The Blackburn Rovers match was the infamous home game on New Year’s Eve 2011 where Sir Alex Ferguson played a weakened central midfield pairing of Rafael Da Silva and Park Ji-Sung (much to the dismay of a certain Paul Pogba). The weakened Manchester United team managed to claw back a two-goal deficit thanks to a quick fire Dimitar Berbatov double when disaster struck, what should have been a simple lofted cross for De Gea to claim turned out to be anything but simple. Rather than catch the lofted cross the Spaniard attempted to punch it, he unfortunately missed the ball completely and therefore allowed the Blackburn defender Grant Hanley a free header which he lofted in the air, at the second time of asking he nodded the header in, all the meanwhile De Gea was still on the
ground having missed the ball by trying to punch it. The goal came late on and proved to be the winner which meant the bottom of the table side took all three points at Old Trafford. The red half of Manchester lost the league that season on goal difference and a game like this proved very costly.

In January 2013, a high-flying Manchester United team led by the in-form Robin Van Persie visited White Hart Lane, just like many a game that season the Dutch striker gave the Red Devils a 1-0 lead. It looked as though that would be the winner and provide the Red Devils with a crucial three points in a very difficult game, David De Gea had made some excellent saves to keep what looked like was going to be a clean sheet. However, in the 92nd minute, De Gea decided to use his preferred method of the punching the ball to deal with a Benoit Assou-Ekotto cross. As mentioned before if a goalkeeper cannot get a clean punch on the ball it is almost guaranteed to cause a problem and it unfortunately did. The Spaniard got little power on his punch and it fell straight to the feet of Aaron Lennon who squared the ball to Clint Dempsey who equalised. The American scored so late on that Manchester United could not respond and therefore dropped two crucial points. De Gea was excellent that game putting in a ‘Man of the Match’ performance prior to the error, but being a goalkeeper is a very unforgiving position and one in which one error can ruin a whole performance. 

A hapless De Gea can only watch on as Grant Hanley heads in the winner from a failed punch by the keeper.
The 17th April 2013 was a pivotal day in the career of David De Gea, it was the day the boy from Madrid became a man.

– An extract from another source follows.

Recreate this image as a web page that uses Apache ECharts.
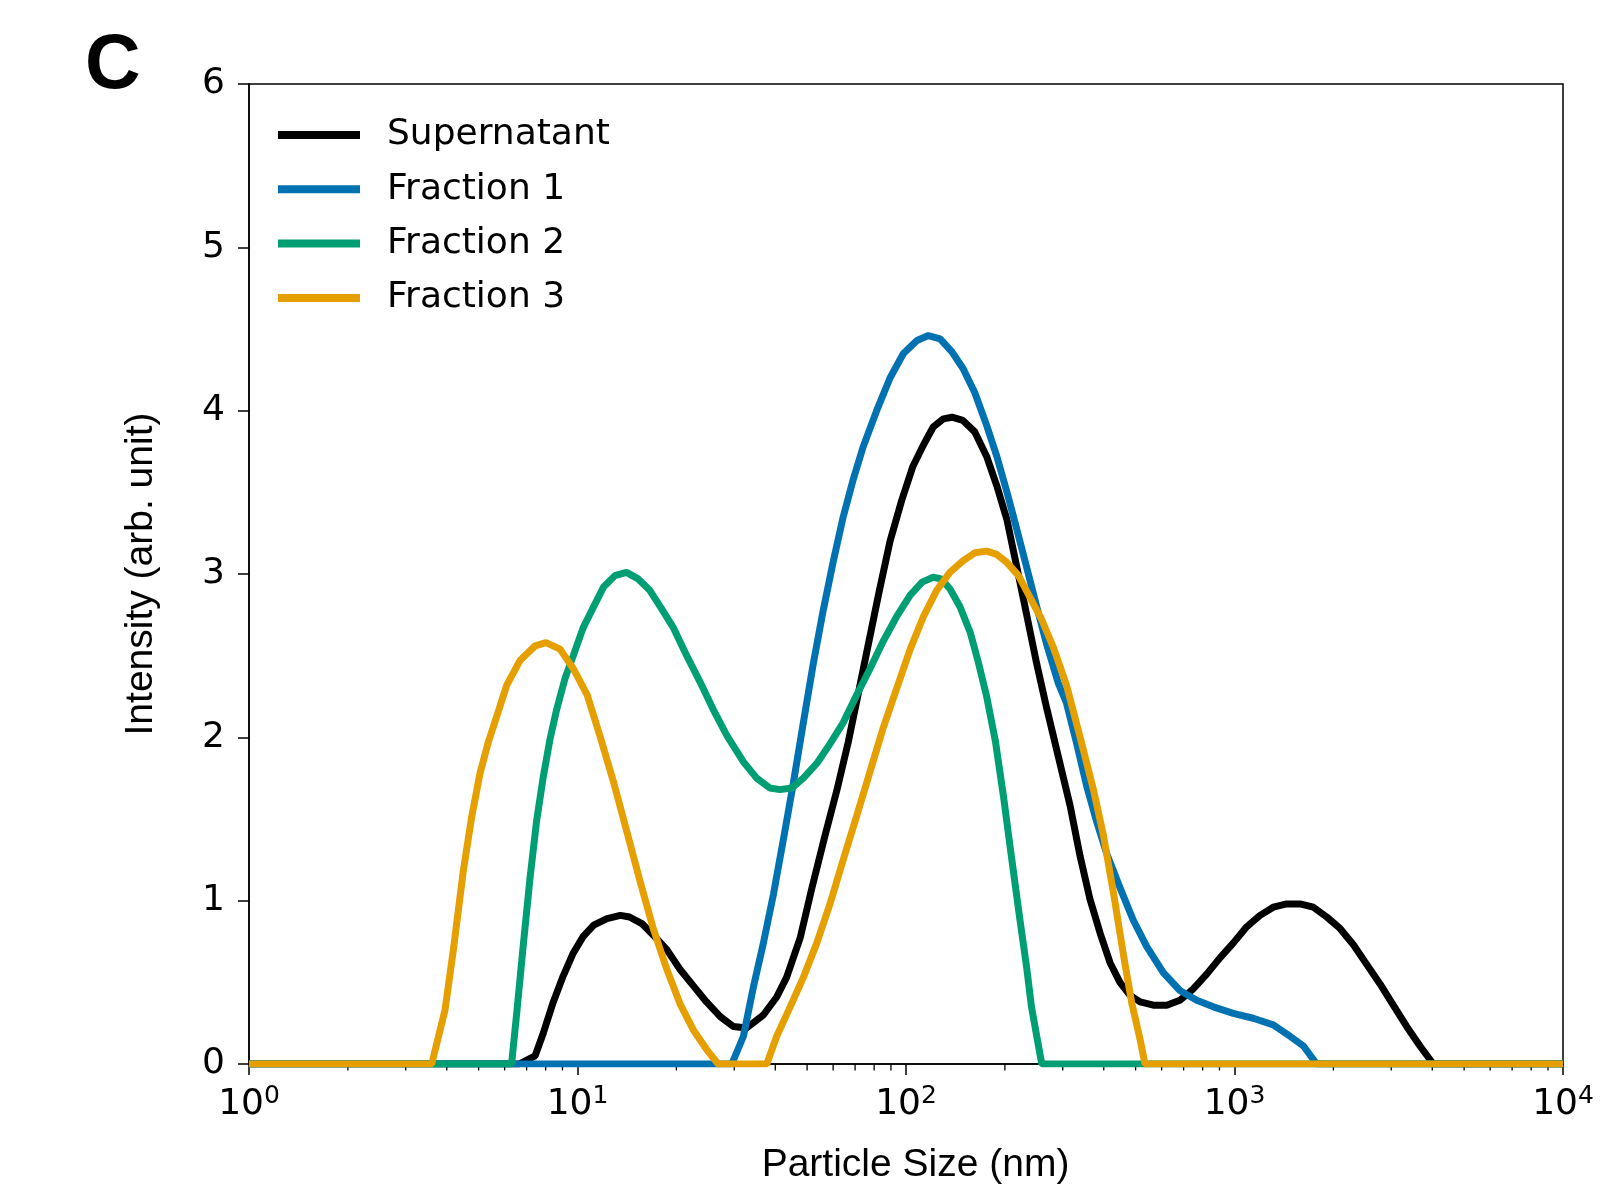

Manchester United travelled to Upton Park against a West Ham side led by their battering ram of a centre-forward Andy Carroll. It was quite clear from the get-go that Sam Allardyce’s game plan was to target De Gea with long balls and crosses, at times the Spaniard had been targeted with this tactic due to it being a weakness in his game but Allardyce took these tactics to a whole new level. It culminated in what can best be described as a collision bordering on assault from Andy Carroll, De Gea punched the ball out from a corner however Carroll came running into the Spaniard at full speed and poleaxed the goalkeeper. Gary Neville described it as ''It’s either a big accident or a jail sentence’’ which summarises perfectly how bad an incident it was. De Gea got up from this however and it felt as though this was a turning point, Neville said in his analysis of the game ''This is the coming of De Gea tonight'' and just like on most occasions the pundit was right. The players and football world saw a
different De Gea that night, he would not have done that a year ago. 
The moment Andy Carroll clattered into De Gea which Neville described as ''This is the coming of De Gea tonight''.
The early mishaps are now almost a figment of the imagination for most Manchester United fans having seen how good the Spaniard is now at dealing with crosses and long balls coupled with his presence in the box. De Gea has become a much greater and assured commander of the box, after the initial hiccups in his first few seasons he is much more willing to catch balls from crosses or long ball. As we can see from the below picture which was used on a De Gea segment done by Gary Neville on ‘Monday Night Football, there is a drastic increase in the 2014-15 season in the percentage of catches he takes as opposed to punches. This has no doubt played a big part in why he is now considered one the best goalkeepers in the world, he makes much less mistakes now as he takes the safer option of trying to catch the ball from a cross. 

De Gea has drastically improved his stats in regards to how many balls he punches instead of catches. [Source- Sky Sports MNF]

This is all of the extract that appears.